Hard to say for me.

But some things help. If the dozer has a ripper that can be a BIG help. We have a D6N XL that I have used to clean out three ponds, build a 3 acre pond as well as a couple small sediment and forage ponds plus more lately a one acre pond. Never had a ripper on the back for any of them.

Bought a ripper for it because we had a number of terraces to build and running the ripper at the depth of the cut makes controlling the blade a lot easier, especially in clay.

Boy howdy. I wish we would have bought that ripper before digging all those ponds. In clay with good working moisture it does not make as much difference (although still helps a lot) but get in some clay that is on the dry side of working good and the ripper about doubles the dozer productivity. Even loading a scraper in really hard dirt can be facilitated by running the ripper just deep enough so the cutting edge stays on solid ground but the ground is ripped enough to make loading go faster.

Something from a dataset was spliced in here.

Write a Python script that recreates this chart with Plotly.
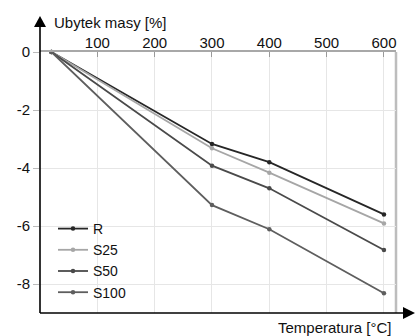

In hard ground, the ripper saves a lot of wear and tear on both the dozer AND operator because the dozer can do a steady push of soil instead of the jerking and gouging that goes on with really tough, dry clay.

So if you have a choice in rental machines, I would take one with a ripper on the back over one without any day. The smaller the dozer, the more difference having looser soil to work with makes. On a 450 a ripper would help a lot.

Pushing out a hole in the ground is only about half the job. Where the time consumption comes in is properly compacting the dam and finishing out things. It is kind of like building a house. The frame work goes up fast. It is finishing the rest of it that takes forever.

Last edited by snrub; 12/21/18 08:40 AM.